My personal theory of what is usually going on in my own dreams is that they reflect aspects of my daily life that are perhaps too subtle or painful for me to recognize in their full force during waking hours. I have drawn some conclusions that I will summarize later in this essay, which form the way I currently approach and regard my dreams each night. It may seem odd to adapt an “approach” to the phenomenon of dreaming, but I feel it an appropriate extension of my zazen practice, which I often refer to as “falling asleep staying awake.” If the proposition of Zen is that we are asleep when we appear awake, and can wake up completely as did Buddha—thus the title—then examining the difference between ordinary waking and sleeping states seems to me pertinent and to the point.
Recently I had a particularly startling dream, but one which was much like many other dreams I have had. In it, I was striving earnestly to get somewhere to do something, neither of which was very definitive. As a dream of mine, it was beginning to fall into that category that I have come to call “you can’t get there from here” dreams. Always involving some sort of project or program, meeting or event that I was struggling to get to, but for some reason could not seem to achieve. Usually, the reason has to do with something missing – my shoes, a portfolio needed for the meeting, something.
It was also often the case that where I was trying to go was unclear, or that the way to get there was unknown. My anxiety would increase through the progress of the dream, until I woke up, or until I would come to lucidity, realizing that here I was again, in the same old dream, if in slightly different circumstances. They are often accompanied by a sense of frustration, which can segue into foreboding, and in worse case, amount to a kind of panic attack, if on a relatively unconscious level.
In this case, I and a companion were traveling together, and we were attempting to get to the Art Institute in Chicago. I assume that the specifics were a form of latent memory, as I had just returned from a trip to that great city, with our intrepid video documentary team, all of whom had sojourned together in Japan a year ago. But after going through room after room, some of which were large and empty, others small and crowded, asking directions and getting more than a little bent out of shape at the lack of progress or cooperation from our fellow denizens of the dream, at one point I actually said to my companion, “Are you beginning to panic yet?” He said “No,” and I retorted, “Well, I think its about time you started.”

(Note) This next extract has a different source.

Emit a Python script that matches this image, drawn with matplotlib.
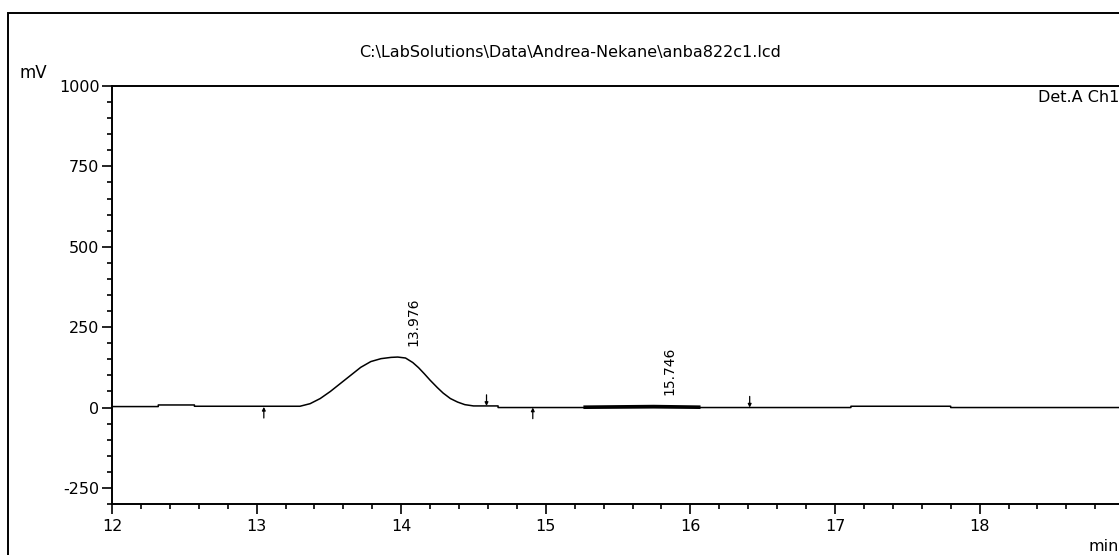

At this time my lucidity approached normal waking state, and of course I realized it was all a dream, though unusually robust and very convincing. I could remember some fine fluctuations in acuity, where in a given room with a crowd of people, suddenly my focus would sharpen, details like their faces becoming more distinct, but also more bizarre, like characters from Fellini’s “Satyricon.” Which may also represent a memory byte, as we had discussed this film while traveling, and Fellini’s fantastic character drawings. But this kind of occurrence had taken place in earlier dreams as well. In one case this time, for example, the person was eating a piece of pizza, but as I focused in on him, his face became unified with the slice, so that he was, in effect, devouring his own face. You can’t make this stuff up. But apparently your mind can. This is the point of “360-degree Zen” that Matsuoka Roshi defined as “imagination thinking” at 270 degrees, 3-fourths of the way around the complete circle (see “The Kyosaku.”).
My main remembrance, though, was the mounting sense of frustration and panic—that once again, I was, or in this case we were, on this hopeless quest. A sense of impending doom, or being doomed to eternity trying to get somewhere, was accompanied by a claustrophobic recognition that wherever we turned, whichever room we entered next, it was an endless series of chambers, and we could not get out. However, this did not include not getting out of the building, though at one point I was desperately asking people that very question. After, we did go outside, and I could see on the distant horizon the skyline of Chicago, clearly from recent memory, and guess where the Art Institute campus would be, far away. But this did not relieve the feeling of the impossibility of getting there.
So in waking from this dream, gradually, after asking my companion if he were also feeling the sense of panic, I thought that my heart must be beating rapidly. But upon listening, my heart was beating at a relatively reasonable rate, and I calmly surmised that this dream had something to teach me that the others had not. It had occurred to me before that these melodramatic episodes, verging on nightmares, act as a kind of theater, illustrating a dimension of life too uncomfortable to embrace while awake.
It is as if they are a kind of hell, in which we are stuck, with No Exit, apologies to Jean-Paul Sartre.
But it slowly dawned on me that the real issue, the source of my discomfort, was my very impulse to get out. I concluded that “hell,” in this iteration, is recognizing that we are trapped in something that we want to escape, but find we cannot; and then expending all our energies trying to get out in ways that do not work. Having the same, or similar dream again and again amounts to a definition of insanity on a subliminal level. I resolved to embrace the dream the next time something similar occurred, to accept whatever “room” or situation I find myself in at the moment, and to sit down in meditation to contemplate it. Hasn’t happened yet, but the dream has not yet recurred.
So in conclusion I would like to suggest that we learn to stop separating our dreaming from our waking lives, and to regard the machinations of the mind, in this regard, to be in our best interests. Like the body signaling pain to the brain, perhaps our semi-conscious mind, liberated from inhibition in its hypnagogic and hypnopompic, in-between states, may be our best advisor, as to what business we most immediately need to be taking care of. I am concerned that the ubiquitous use of chemical sleeping aids for those who suffer from insomnia (see October 2016 Dharma Byte) may interfere with this natural process of the heart-mind speaking to us in dreams, sharing advice that we desperately need to hear, honor, and follow through on. I am dangling this prospect in front of you like the prepositions in this paragraph. I hope you take the bait and apply this approach tonight. Sweet dreams.